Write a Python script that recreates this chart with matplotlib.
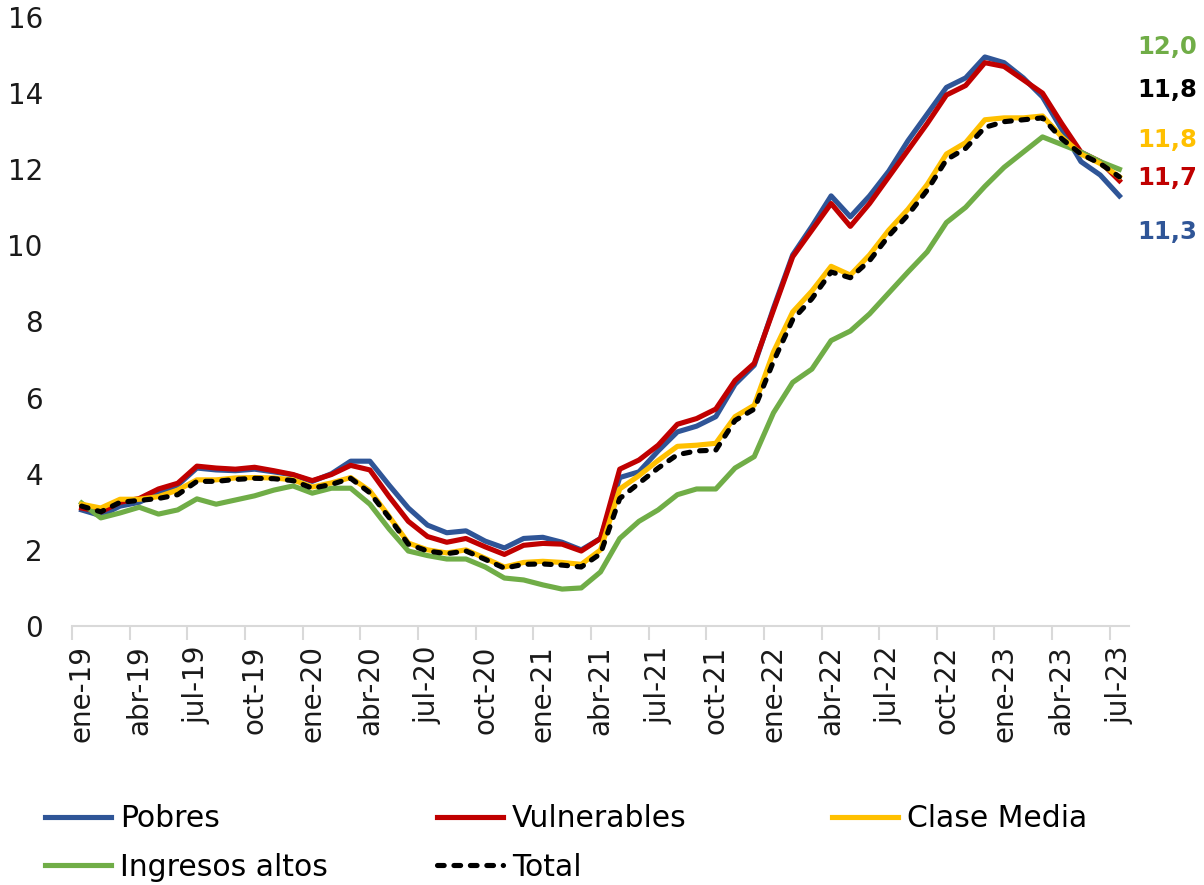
import matplotlib
matplotlib.use("Agg")
import matplotlib.pyplot as plt
import numpy as np

plt.rcParams['font.family'] = ['DejaVu Sans']

meses = ['ene', 'feb', 'mar', 'abr', 'may', 'jun', 'jul', 'ago', 'sep', 'oct', 'nov', 'dic']
categorias = [f"{meses[m]}-{y:02d}" for y in range(19, 24) for m in range(12)][:55]

pobres = [3.05, 2.9, 3.15, 3.25, 3.5, 3.7, 4.15, 4.1, 4.08, 4.12, 4.05, 3.97, 3.8, 4.0, 4.33,
          4.33, 3.7, 3.1, 2.65, 2.45, 2.5, 2.23, 2.05, 2.3, 2.33, 2.2, 2.0, 2.3, 3.9, 4.05,
          4.6, 5.1, 5.25, 5.5, 6.35, 6.85, 8.35, 9.75, 10.5, 11.3, 10.75, 11.3, 11.95, 12.75,
          13.45, 14.15, 14.4, 14.95, 14.8, 14.4, 13.9, 13.05, 12.2, 11.85, 11.3]
vulnerables = [3.1, 3.0, 3.25, 3.35, 3.6, 3.75, 4.2, 4.15, 4.12, 4.17, 4.08, 3.98, 3.82, 3.98, 4.22,
               4.1, 3.4, 2.75, 2.35, 2.2, 2.3, 2.08, 1.88, 2.12, 2.17, 2.15, 1.97, 2.3, 4.12, 4.36,
               4.75, 5.3, 5.45, 5.7, 6.45, 6.9, 8.3, 9.7, 10.4, 11.1, 10.5, 11.1, 11.8, 12.5,
               13.2, 13.95, 14.2, 14.8, 14.7, 14.35, 14.0, 13.2, 12.45, 12.2, 11.7]
clase_media = [3.2, 3.1, 3.33, 3.33, 3.4, 3.57, 3.84, 3.84, 3.89, 3.9, 3.89, 3.84, 3.65, 3.76, 3.9,
               3.55, 2.88, 2.18, 2.0, 1.92, 2.0, 1.78, 1.55, 1.67, 1.7, 1.67, 1.62, 2.0, 3.6, 3.95,
               4.35, 4.72, 4.75, 4.8, 5.5, 5.8, 7.2, 8.25, 8.8, 9.45, 9.22, 9.75, 10.4, 10.95,
               11.6, 12.4, 12.7, 13.3, 13.35, 13.35, 13.4, 12.85, 12.4, 12.15, 11.8]
ingresos_altos = [3.23, 2.84, 2.97, 3.12, 2.94, 3.05, 3.34, 3.2, 3.31, 3.42, 3.57, 3.68, 3.49, 3.62, 3.62,
                  3.2, 2.55, 1.97, 1.85, 1.76, 1.76, 1.55, 1.26, 1.21, 1.08, 0.97, 1.0, 1.42, 2.3, 2.75,
                  3.05, 3.45, 3.6, 3.6, 4.15, 4.45, 5.6, 6.4, 6.75, 7.5, 7.75, 8.2, 8.75, 9.3,
                  9.83, 10.6, 11.0, 11.55, 12.05, 12.45, 12.85, 12.65, 12.45, 12.2, 12.0]
total = [3.15, 3.0, 3.25, 3.3, 3.35, 3.45, 3.8, 3.8, 3.85, 3.88, 3.87, 3.82, 3.62, 3.72, 3.88,
         3.5, 2.85, 2.15, 1.97, 1.9, 1.97, 1.75, 1.52, 1.62, 1.63, 1.6, 1.55, 1.9, 3.35, 3.75,
         4.15, 4.5, 4.6, 4.62, 5.4, 5.7, 6.95, 8.05, 8.6, 9.3, 9.15, 9.6, 10.25, 10.8,
         11.45, 12.25, 12.55, 13.1, 13.25, 13.3, 13.35, 12.8, 12.4, 12.15, 11.8]

C_POB = '#2F5597'
C_VUL = '#C00000'
C_MED = '#FFC000'
C_ALT = '#70AD47'
C_TOT = '#000000'

fig = plt.figure(figsize=(12.04, 8.85), dpi=100)
ax = fig.add_axes([72/1204, 1 - 626/885, (1129 - 72)/1204, (626 - 17)/885])

x = np.arange(len(categorias))
lw = 3.7
l_pob, = ax.plot(x, pobres, color=C_POB, lw=lw, label='Pobres', solid_joinstyle='round')
l_vul, = ax.plot(x, vulnerables, color=C_VUL, lw=lw, label='Vulnerables', solid_joinstyle='round')
l_alt, = ax.plot(x, ingresos_altos, color=C_ALT, lw=lw, label='Ingresos altos', solid_joinstyle='round')
l_med, = ax.plot(x, clase_media, color=C_MED, lw=lw, label='Clase Media', solid_joinstyle='round')
l_tot, = ax.plot(x, total, color=C_TOT, lw=lw, label='Total', dashes=(1.3, 1.9),
                 dash_capstyle='round', dash_joinstyle='round')

ax.set_xlim(-0.5, len(categorias) - 0.5)
ax.set_ylim(0, 16)
ax.set_yticks(np.arange(0, 17, 2))
ax.set_yticklabels([str(v) for v in range(0, 17, 2)])

lab_idx = list(range(0, len(categorias), 3))
ax.set_xticks(lab_idx)
ax.set_xticklabels([categorias[i] for i in lab_idx], rotation=90)
ax.set_xticks([i - 0.5 for i in lab_idx], minor=True)
ax.tick_params(axis='x', which='major', length=0, pad=14, labelsize=20, colors='#1a1a1a')
ax.tick_params(axis='x', which='minor', length=10, width=1.5, color='#D9D9D9')
ax.tick_params(axis='y', length=0, pad=21, labelsize=20, colors='#1a1a1a')

for s in ['left', 'right', 'top']:
    ax.spines[s].set_visible(False)
ax.spines['bottom'].set_color('#D9D9D9')
ax.spines['bottom'].set_linewidth(1.5)

# end labels
end_labels = [(ingresos_altos, C_ALT, 15.2), (total, C_TOT, 14.08), (clase_media, C_MED, 12.77),
              (vulnerables, C_VUL, 11.77), (pobres, C_POB, 10.35)]
for serie, col, ypos in end_labels:
    ax.text(54.95, ypos, f"{serie[-1]:.1f}".replace('.', ','), color=col, fontsize=17.5,
            fontweight='bold', ha='left', va='center', clip_on=False)

# legend in three columns
leg_kw = dict(frameon=False, fontsize=21.5, handlelength=2.2, handletextpad=0.3,
              labelspacing=0.66, borderpad=0, borderaxespad=0, loc='upper left')
anchor_y = 1 - 804/885
fig.legend([l_pob, l_alt], ['Pobres', 'Ingresos altos'],
           bbox_to_anchor=(45/1204, anchor_y), **leg_kw)
fig.legend([l_vul, l_tot], ['Vulnerables', 'Total'],
           bbox_to_anchor=(437/1204, anchor_y), **leg_kw)
fig.legend([l_med], ['Clase Media'],
           bbox_to_anchor=(832/1204, anchor_y), **leg_kw)

fig.savefig('out.png', dpi=100)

> **TASK OBJECTIVE**
Repeat the listing above from its first line through the line that contains "m in range(12)][:55]", both included, and nothing more. Drop the pictures.

> **SOLUTION TO THE PROBLEM**
Write a Python script that recreates this chart with matplotlib.
import matplotlib
matplotlib.use("Agg")
import matplotlib.pyplot as plt
import numpy as np

plt.rcParams['font.family'] = ['DejaVu Sans']

meses = ['ene', 'feb', 'mar', 'abr', 'may', 'jun', 'jul', 'ago', 'sep', 'oct', 'nov', 'dic']
categorias = [f"{meses[m]}-{y:02d}" for y in range(19, 24) for m in range(12)][:55]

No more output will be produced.